Erwin Chemerinsky, one of the nation's foremost constitutional scholars, pens a frightening online op-ed at WashingtonPost.com:
With little public attention or even notice, the House of Representatives has passed a bill that undermines enforcement of the First Amendment's separation of church and state. The Public Expression of Religion Act - H.R. 2679 - provides that attorneys who successfully challenge government actions as violating the Establishment Clause of the First Amendment shall not be entitled to recover attorneys fees. The bill has only one purpose: to prevent suits challenging unconstitutional government actions advancing religion. [...]
Despite the effectiveness of this statute, conservatives in the House of Representatives have now passed an insidious bill to try and limit enforcement of the Establishment Clause of the First Amendment, by denying attorneys fees to lawyers who successfully challenge government actions as violating this key constitutional provision. For instance, a lawyer who successfully challenged unconstitutional prayers in schools or unconstitutional symbols on religious property or impermissible aid to religious groups would -- under the bill -- not be entitled to recover attorneys' fees. The bill, if enacted, would treat suits to enforce the Establishment Clause different from litigation to enforce all of the other provisions of the Constitution and federal civil rights statutes.

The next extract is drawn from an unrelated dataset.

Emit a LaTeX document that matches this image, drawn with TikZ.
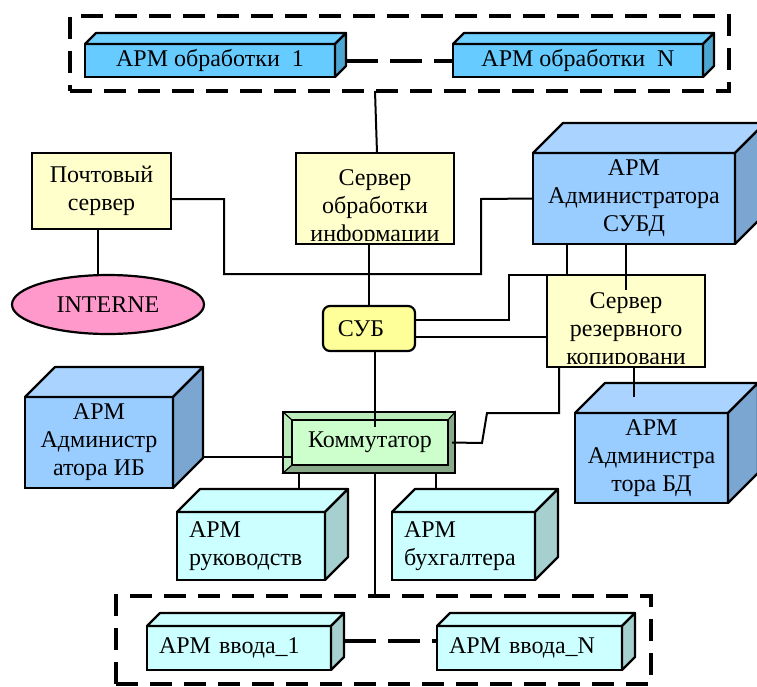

Such a bill could have only one motive: to protect unconstitutional government actions advancing religion. The religious right, which has been trying for years to use government to advance their religious views, wants to reduce the likelihood that their efforts will be declared unconstitutional. Since they cannot change the law of the Establishment Clause by statute, they have turned their attention to trying to prevent its enforcement by eliminating the possibility for recovery of attorneys' fees.
Those who successfully prove the government has violated their constitutional rights would, under the bill, be required to pay their own legal fees. Few people can afford to do so. Without the possibility of attorneys' fees, individuals who suffer unconstitutional religious persecution often will be unable to sue. The bill applies even to cases involving illegal religious coercion of public school children or blatant discrimination against particular religions.

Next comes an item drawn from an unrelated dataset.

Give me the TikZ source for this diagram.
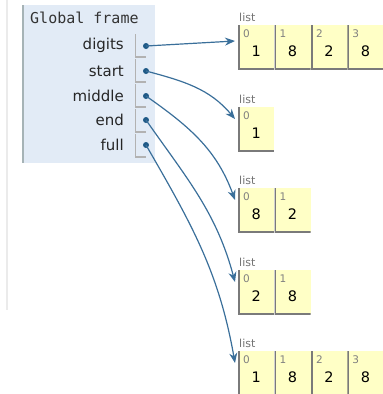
\documentclass[tikz,border=0pt]{standalone}
\usepackage{fontspec}
\setmainfont{DejaVu Sans}
\newfontfamily\framefont{DejaVu Sans Mono}
\usetikzlibrary{arrows.meta,positioning,calc}
\definecolor{fbg}{HTML}{E2EBF6}
\definecolor{fline}{HTML}{A6B3B6}
\definecolor{ybg}{HTML}{FFFFC6}
\definecolor{cline}{HTML}{7A7A7A}
\definecolor{mptr}{HTML}{3A6F9A}
\definecolor{mdot}{HTML}{1F5A87}
\tikzstyle{var}=[anchor=east, inner sep=0pt, font=\fontsize{15}{18}\selectfont, text=black!85]
\tikzstyle{slot}=[anchor=north west, inner sep=0pt, minimum width=11pt, minimum height=23pt,
    path picture={\draw[black!30, line width=2.4] (path picture bounding box.north west) -- (path picture bounding box.south west) -- (path picture bounding box.south east);}]
\tikzstyle{dot}=[circle, fill=mdot, inner sep=0pt, minimum size=6pt]
\tikzstyle{cell}=[anchor=north west, inner sep=0pt, minimum width=36pt, minimum height=44pt, fill=ybg,
    font=\fontsize{14.5}{17}\selectfont, text height=18pt, text depth=0pt,
    path picture={\draw[cline, line width=3] (path picture bounding box.north west) -- (path picture bounding box.south west) -- (path picture bounding box.south east);}]
\tikzstyle{idx}=[anchor=north west, inner xsep=5pt, inner ysep=5pt, font=\fontsize{10.5}{12}\selectfont, text=black!50]
\tikzstyle{tag}=[anchor=south west, inner sep=0pt, font=\fontsize{11}{13}\selectfont, text=black!55]
\tikzstyle{ptr}=[mptr, line width=1.2, -{Stealth[length=10pt,width=8pt]}]

\begin{document}
\begin{tikzpicture}[x=1pt, y=-1pt]
    \useasboundingbox (0,0) rectangle (383,394);
    \draw[black!8, line width=2] (7,0) -- (7,310);

    % global frame
    \fill[fbg] (22,5) rectangle (155,163);
    \draw[fline, line width=2] (23,5) -- (23,163);
    \node[anchor=west, inner sep=0pt, font=\framefont\fontsize{15}{18}\selectfont, text=black!80] at (30,18) (gf) {Global frame};

    \node[var] at (124,45) (digits) {digits};
    \node[var] at (124,71) (start) {start};
    \node[var] at (124,96) (middle) {middle};
    \node[var] at (124,120) (end) {end};
    \node[var] at (124,145) (full) {full};

    \node[slot] at (135,34) (s1) {};
    \node[slot] at (135,59) (s2) {};
    \node[slot] at (135,84) (s3) {};
    \node[slot] at (135,109) (s4) {};
    \node[slot] at (135,134) (s5) {};

    \node[dot] at (146,46) (d1) {};
    \node[dot] at (146,71) (d2) {};
    \node[dot] at (146,96) (d3) {};
    \node[dot] at (146,120) (d4) {};
    \node[dot] at (146,145) (d5) {};

    % digits
    \node[cell, label={[idx]north west:0}] at (238,25) (a0) {1};
    \node[cell, label={[idx]north west:1}, right=0pt of a0] (a1) {8};
    \node[cell, label={[idx]north west:2}, right=0pt of a1] (a2) {2};
    \node[cell, label={[idx]north west:3}, right=0pt of a2] (a3) {8};
    \node[tag, above right=3pt and 1pt of a0.north west] (la) {list};

    % start
    \node[cell, label={[idx]north west:0}] at (238,107) (b0) {1};
    \node[tag, above right=3pt and 1pt of b0.north west] (lb) {list};

    % middle
    \node[cell, label={[idx]north west:0}] at (238,188) (c0) {8};
    \node[cell, label={[idx]north west:1}, right=0pt of c0] (c1) {2};
    \node[tag, above right=3pt and 1pt of c0.north west] (lc) {list};

    % end
    \node[cell, label={[idx]north west:0}] at (238,270) (e0) {2};
    \node[cell, label={[idx]north west:1}, right=0pt of e0] (e1) {8};
    \node[tag, above right=3pt and 1pt of e0.north west] (le) {list};

    % full
    \node[cell, label={[idx]north west:0}] at (238,351) (f0) {1};
    \node[cell, label={[idx]north west:1}, right=0pt of f0] (f1) {8};
    \node[cell, label={[idx]north west:2}, right=0pt of f1] (f2) {2};
    \node[cell, label={[idx]north west:3}, right=0pt of f2] (f3) {8};
    \node[tag, above right=3pt and 1pt of f0.north west] (lf) {list};

    \draw[ptr] (d1.center) -- ([shift={(-3,16)}]a0.north west);
    \draw[ptr] (d2.center) to[out=-15, in=130] ([shift={(-3,12)}]b0.north west);
    \draw[ptr] (d3.center) to[out=-35, in=110] ([shift={(-3,12)}]c0.north west);
    \draw[ptr] (d4.center) to[out=-55, in=105] ([shift={(-3,12)}]e0.north west);
    \draw[ptr] (d5.center) to[out=-60, in=100] ([shift={(-3,12)}]f0.north west);
\end{tikzpicture}
\end{document}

As Chemerinksy points out, this bill is a "disturbing achievement" for the theocrats. Theirs is a movement that is not just anti-lawyer, but decidedly anti-law. Well, anti-Constitutional law. Biblical law--or rather, their interpretation of Biblical law--is just fine.

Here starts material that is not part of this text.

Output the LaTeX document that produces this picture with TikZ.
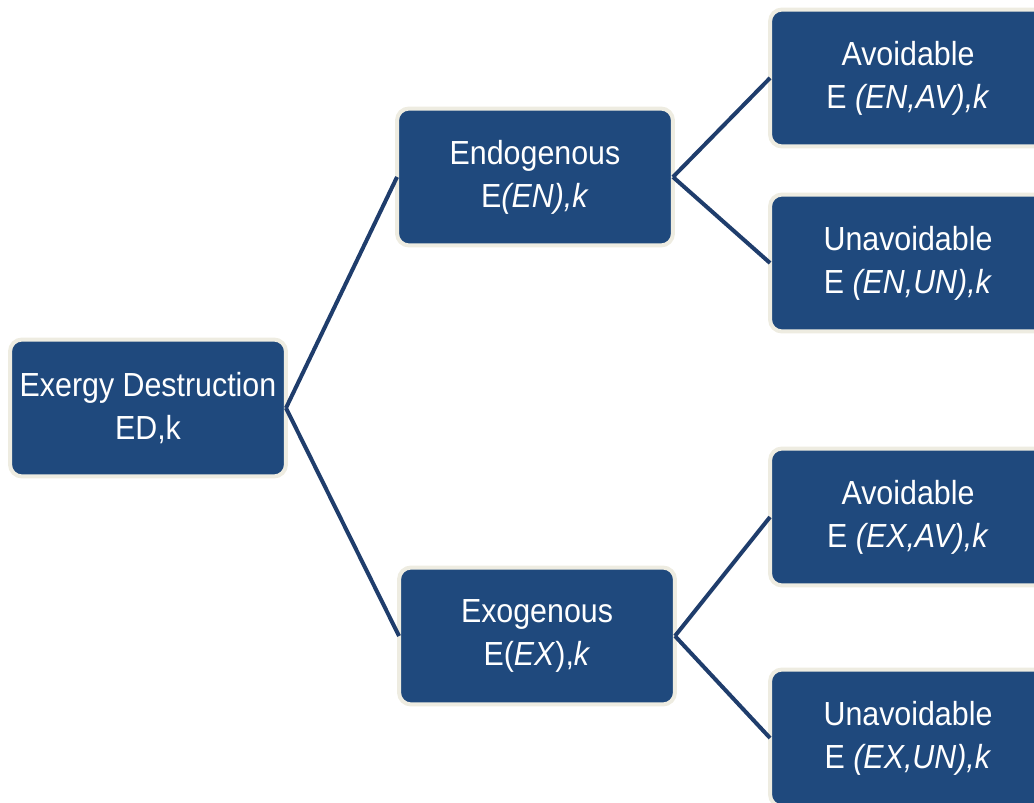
\documentclass[tikz,border=0pt]{standalone}
\usepackage{fontspec}
\setmainfont{Liberation Sans}[FakeStretch=0.91]
\usepackage{xcolor}
\usepackage{tikz}
\usetikzlibrary{positioning}
\definecolor{BoxBlue}{HTML}{1F497D}
\definecolor{BoxRim}{HTML}{EEECE1}
\definecolor{LinkBlue}{HTML}{1F3D6C}

\begin{document}
\begin{tikzpicture}[x=0.02cm, y=-0.02cm,
        part/.style={draw=BoxRim, line width=0.08cm, fill=BoxBlue, rounded corners=0.24cm,
            minimum width=5.52cm, minimum height=2.74cm, text=white, align=center,
            font=\fontsize{19}{24.5}\selectfont, outer sep=0pt},
        link/.style={draw=LinkBlue, line width=0.08cm}]
        \useasboundingbox (0,0) rectangle (1034,803);
        \node[part] (ExDest) at (148, 408) {Exergy Destruction\\ED,k};
        \node[part] (Endo) at (535, 177) {Endogenous\\E\textit{(EN),k}};
        \node[part] (Exo) at (537, 636) {Exogenous\\E(\textit{EX}),\textit{k}};
        \node[part] (EnAv) at (908, 78) {Avoidable\\E \textit{(EN,AV),k}};
        \node[part] (EnUn) at (908, 263) {Unavoidable\\E \textit{(EN,UN),k}};
        \node[part] (ExAv) at (908, 517) {Avoidable\\E \textit{(EX,AV),k}};
        \node[part] (ExUn) at (908, 738) {Unavoidable\\E \textit{(EX,UN),k}};
        \draw[link] (ExDest.east) -- (Endo.west);
        \draw[link] (ExDest.east) -- (Exo.west);
        \draw[link] (Endo.east) -- (EnAv.west);
        \draw[link] (Endo.east) -- (EnUn.west);
        \draw[link] (Exo.east) -- (ExAv.west);
        \draw[link] (Exo.east) -- (ExUn.west);
    \end{tikzpicture}
\end{document}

What we see in H.R. 2679 is the conservatives' "erosion strategy" at work. It's used by radical conservatives on a myriad of issues. On abortion, for example, the tactic works to chip away at the right to choose until abortion, for all intents and purposes, becomes impractical, if not impossible. On privacy, they have nibbled away at the core protections of the Fourth Amendment, and have sought to prevent citizens from litigating domestic spying cases. And now, on the separation of church and state, the erosion strategy aims to dissuade patriots from enforcing the Establishment Clause.
Wholesale rejection of the Constitution is not possible, legislatively speaking. So the radical conservatives have taken the scenic route to destroying that document. Via bills like H.R. 2679, they seek to make fundamental constitutional mandates unenforceable. And in stripping the Constitution of its force and effect, they undermine the very notion of American democracy as well.
Which is just fine by them, since it's a theocracy they desire.
Here is the link to the roll call vote for H.R. 2679. The bill passed the House 244-173. Twenty-nine Democrats voted for the bill.
Update: To see just how disturbing this bill really is, check out the House report on the bill. Most notably, there were several amendments offered in committee to try and temper the effects of the bill. For example, the committee rejected an amendment by Rep. Nadler that would have exempted from the bill cases "involving a declaration of an official religion."
More from the report below...
Another section of the report attacks the very notion of separation of church and state. The report claims the phrase (which appears only in quotation marks throughout the report), is essentially the product of political bullying and the KKK:
While opponents of this legislation may rely on arguments that H.R. 2679 somehow violates `the separation of church and state,' it is important to keep in mind that no such phrase appears in the Constitution.
In his book entitled `Separation of Church and State,' Philip Hamburger, the John P. Wilson Professor of Law at the University of Chicago, provides an exhaustively researched account of the history of the oft-repeated notion of `the separation of church and state.'
Essentially, the phrase originated when Thomas Jefferson (who, as the Ambassador to France, was in Paris when the Continental Congress framed the First Amendment) used it in a letter intended to silence clergyman who were members of the Federalist political party who were using their sermons in the Northeast to criticize Jefferson, a member of the Republican party.
The phrase went largely unnoticed until, in the eighteenth and nineteenth centuries, there were attempts to amend the Constitution to explicitly require a separation of church and state.
Following those failed attempts, the Ku Klux Klan officially adopted the phrase as a means of articulating its disapproval of Roman Catholics in government.
One of those Klan members was Hugo Black, who later became a Supreme Court Justice and authored the Supreme Court's 1947 decision in Everson v. Board of Education, which first enshrined the concept of `the separation of church and state' in constitutional law.